## Recorded data
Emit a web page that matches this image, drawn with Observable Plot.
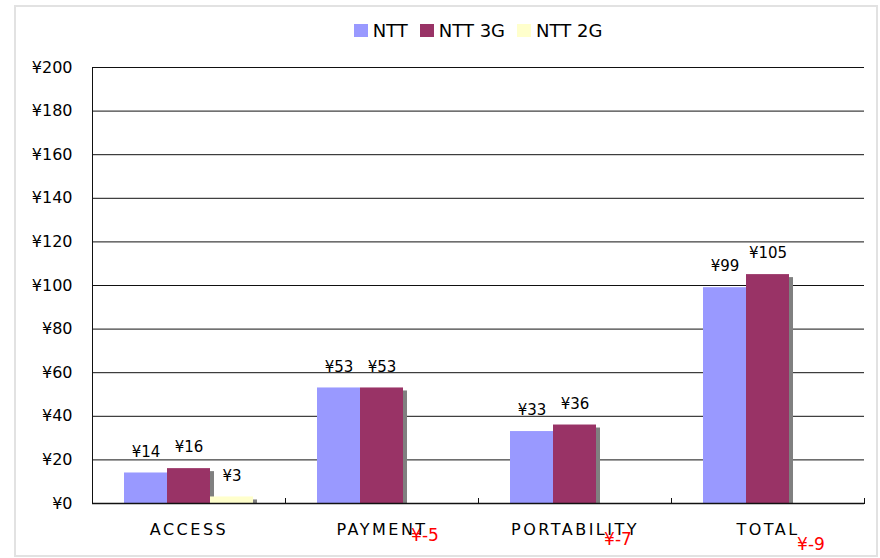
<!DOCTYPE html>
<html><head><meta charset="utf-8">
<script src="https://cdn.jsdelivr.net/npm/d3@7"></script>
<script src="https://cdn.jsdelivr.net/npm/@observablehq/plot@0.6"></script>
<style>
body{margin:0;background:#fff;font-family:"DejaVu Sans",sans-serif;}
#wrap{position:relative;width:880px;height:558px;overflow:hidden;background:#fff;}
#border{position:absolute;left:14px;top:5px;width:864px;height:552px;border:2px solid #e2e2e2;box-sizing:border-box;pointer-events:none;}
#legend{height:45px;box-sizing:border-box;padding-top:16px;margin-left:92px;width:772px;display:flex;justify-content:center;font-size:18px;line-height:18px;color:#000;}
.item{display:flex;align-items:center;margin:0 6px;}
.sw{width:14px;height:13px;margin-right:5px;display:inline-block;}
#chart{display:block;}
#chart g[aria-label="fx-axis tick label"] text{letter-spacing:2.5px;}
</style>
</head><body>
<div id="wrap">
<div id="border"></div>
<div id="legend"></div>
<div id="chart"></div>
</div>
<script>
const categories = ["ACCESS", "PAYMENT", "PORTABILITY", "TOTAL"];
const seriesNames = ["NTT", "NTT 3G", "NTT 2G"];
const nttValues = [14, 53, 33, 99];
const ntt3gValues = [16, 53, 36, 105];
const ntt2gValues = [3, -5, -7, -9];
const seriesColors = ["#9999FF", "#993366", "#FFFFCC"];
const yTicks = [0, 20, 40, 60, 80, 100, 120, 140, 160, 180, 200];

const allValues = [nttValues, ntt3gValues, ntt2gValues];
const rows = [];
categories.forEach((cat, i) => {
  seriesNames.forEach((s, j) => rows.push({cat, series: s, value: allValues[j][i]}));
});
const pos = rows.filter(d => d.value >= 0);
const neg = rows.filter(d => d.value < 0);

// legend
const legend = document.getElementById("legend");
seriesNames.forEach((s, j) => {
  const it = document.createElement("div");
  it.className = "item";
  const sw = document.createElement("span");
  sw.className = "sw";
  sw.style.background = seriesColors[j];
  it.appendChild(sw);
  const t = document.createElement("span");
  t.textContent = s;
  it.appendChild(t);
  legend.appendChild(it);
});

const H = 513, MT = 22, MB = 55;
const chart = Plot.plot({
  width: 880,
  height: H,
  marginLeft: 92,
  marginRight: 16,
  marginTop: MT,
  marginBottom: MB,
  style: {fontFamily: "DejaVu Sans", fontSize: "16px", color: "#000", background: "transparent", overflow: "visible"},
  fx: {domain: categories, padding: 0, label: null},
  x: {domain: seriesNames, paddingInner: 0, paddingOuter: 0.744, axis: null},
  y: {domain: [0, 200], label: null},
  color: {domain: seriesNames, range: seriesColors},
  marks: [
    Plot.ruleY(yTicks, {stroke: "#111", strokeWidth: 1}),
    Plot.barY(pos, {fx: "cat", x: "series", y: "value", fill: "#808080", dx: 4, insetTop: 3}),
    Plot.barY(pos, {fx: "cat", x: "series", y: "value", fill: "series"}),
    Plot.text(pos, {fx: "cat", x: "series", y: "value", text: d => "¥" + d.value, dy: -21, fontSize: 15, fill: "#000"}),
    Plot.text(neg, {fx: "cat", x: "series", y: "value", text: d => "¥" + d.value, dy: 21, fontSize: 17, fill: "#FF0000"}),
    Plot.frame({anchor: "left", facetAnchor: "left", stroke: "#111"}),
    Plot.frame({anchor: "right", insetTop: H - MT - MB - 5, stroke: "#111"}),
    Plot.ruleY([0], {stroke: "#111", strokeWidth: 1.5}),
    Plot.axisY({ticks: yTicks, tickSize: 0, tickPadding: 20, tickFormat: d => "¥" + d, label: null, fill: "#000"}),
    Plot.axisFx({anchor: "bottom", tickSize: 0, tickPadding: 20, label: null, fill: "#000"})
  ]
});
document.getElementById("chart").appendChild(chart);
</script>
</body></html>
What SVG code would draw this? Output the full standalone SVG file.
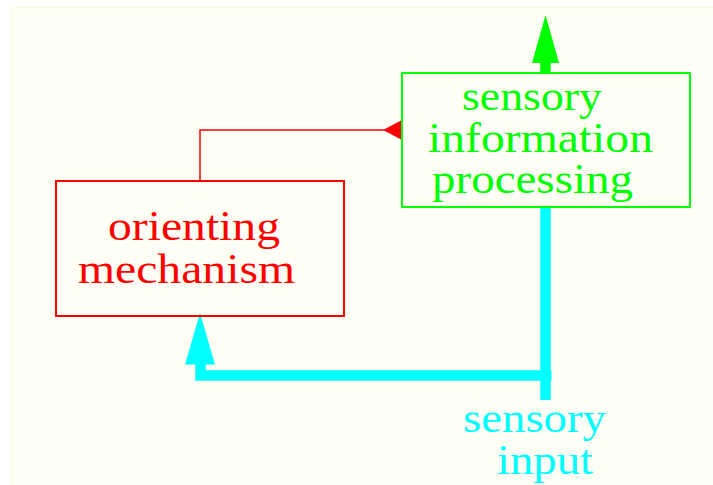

## Requirement
Your copy should hold every record word for word and none of the pictures.

## Output of the task
Emit a web page that matches this image, drawn with Observable Plot.
<!DOCTYPE html>
<html><head><meta charset="utf-8">
<script src="https://cdn.jsdelivr.net/npm/d3@7"></script>
<script src="https://cdn.jsdelivr.net/npm/@observablehq/plot@0.6"></script>
<style>
body{margin:0;background:#fff;font-family:"DejaVu Sans",sans-serif;}
#wrap{position:relative;width:880px;height:558px;overflow:hidden;background:#fff;}
#border{position:absolute;left:14px;top:5px;width:864px;height:552px;border:2px solid #e2e2e2;box-sizing:border-box;pointer-events:none;}
#legend{height:45px;box-sizing:border-box;padding-top:16px;margin-left:92px;width:772px;display:flex;justify-content:center;font-size:18px;line-height:18px;color:#000;}
.item{display:flex;align-items:center;margin:0 6px;}
.sw{width:14px;height:13px;margin-right:5px;display:inline-block;}
#chart{display:block;}
#chart g[aria-label="fx-axis tick label"] text{letter-spacing:2.5px;}
</style>
</head><body>
<div id="wrap">
<div id="border"></div>
<div id="legend"></div>
<div id="chart"></div>
</div>
<script>
const categories = ["ACCESS", "PAYMENT", "PORTABILITY", "TOTAL"];
const seriesNames = ["NTT", "NTT 3G", "NTT 2G"];
const nttValues = [14, 53, 33, 99];
const ntt3gValues = [16, 53, 36, 105];
const ntt2gValues = [3, -5, -7, -9];
const seriesColors = ["#9999FF", "#993366", "#FFFFCC"];
const yTicks = [0, 20, 40, 60, 80, 100, 120, 140, 160, 180, 200];

const allValues = [nttValues, ntt3gValues, ntt2gValues];
const rows = [];
categories.forEach((cat, i) => {
  seriesNames.forEach((s, j) => rows.push({cat, series: s, value: allValues[j][i]}));
});
const pos = rows.filter(d => d.value >= 0);
const neg = rows.filter(d => d.value < 0);

// legend
const legend = document.getElementById("legend");
seriesNames.forEach((s, j) => {
  const it = document.createElement("div");
  it.className = "item";
  const sw = document.createElement("span");
  sw.className = "sw";
  sw.style.background = seriesColors[j];
  it.appendChild(sw);
  const t = document.createElement("span");
  t.textContent = s;
  it.appendChild(t);
  legend.appendChild(it);
});

const H = 513, MT = 22, MB = 55;
const chart = Plot.plot({
  width: 880,
  height: H,
  marginLeft: 92,
  marginRight: 16,
  marginTop: MT,
  marginBottom: MB,
  style: {fontFamily: "DejaVu Sans", fontSize: "16px", color: "#000", background: "transparent", overflow: "visible"},
  fx: {domain: categories, padding: 0, label: null},
  x: {domain: seriesNames, paddingInner: 0, paddingOuter: 0.744, axis: null},
  y: {domain: [0, 200], label: null},
  color: {domain: seriesNames, range: seriesColors},
  marks: [
    Plot.ruleY(yTicks, {stroke: "#111", strokeWidth: 1}),
    Plot.barY(pos, {fx: "cat", x: "series", y: "value", fill: "#808080", dx: 4, insetTop: 3}),
    Plot.barY(pos, {fx: "cat", x: "series", y: "value", fill: "series"}),
    Plot.text(pos, {fx: "cat", x: "series", y: "value", text: d => "¥" + d.value, dy: -21, fontSize: 15, fill: "#000"}),
    Plot.text(neg, {fx: "cat", x: "series", y: "value", text: d => "¥" + d.value, dy: 21, fontSize: 17, fill: "#FF0000"}),
    Plot.frame({anchor: "left", facetAnchor: "left", stroke: "#111"}),
    Plot.frame({anchor: "right", insetTop: H - MT - MB - 5, stroke: "#111"}),
    Plot.ruleY([0], {stroke: "#111", strokeWidth: 1.5}),
    Plot.axisY({ticks: yTicks, tickSize: 0, tickPadding: 20, tickFormat: d => "¥" + d, label: null, fill: "#000"}),
    Plot.axisFx({anchor: "bottom", tickSize: 0, tickPadding: 20, label: null, fill: "#000"})
  ]
});
document.getElementById("chart").appendChild(chart);
</script>
</body></html>
What SVG code would draw this? Output the full standalone SVG file.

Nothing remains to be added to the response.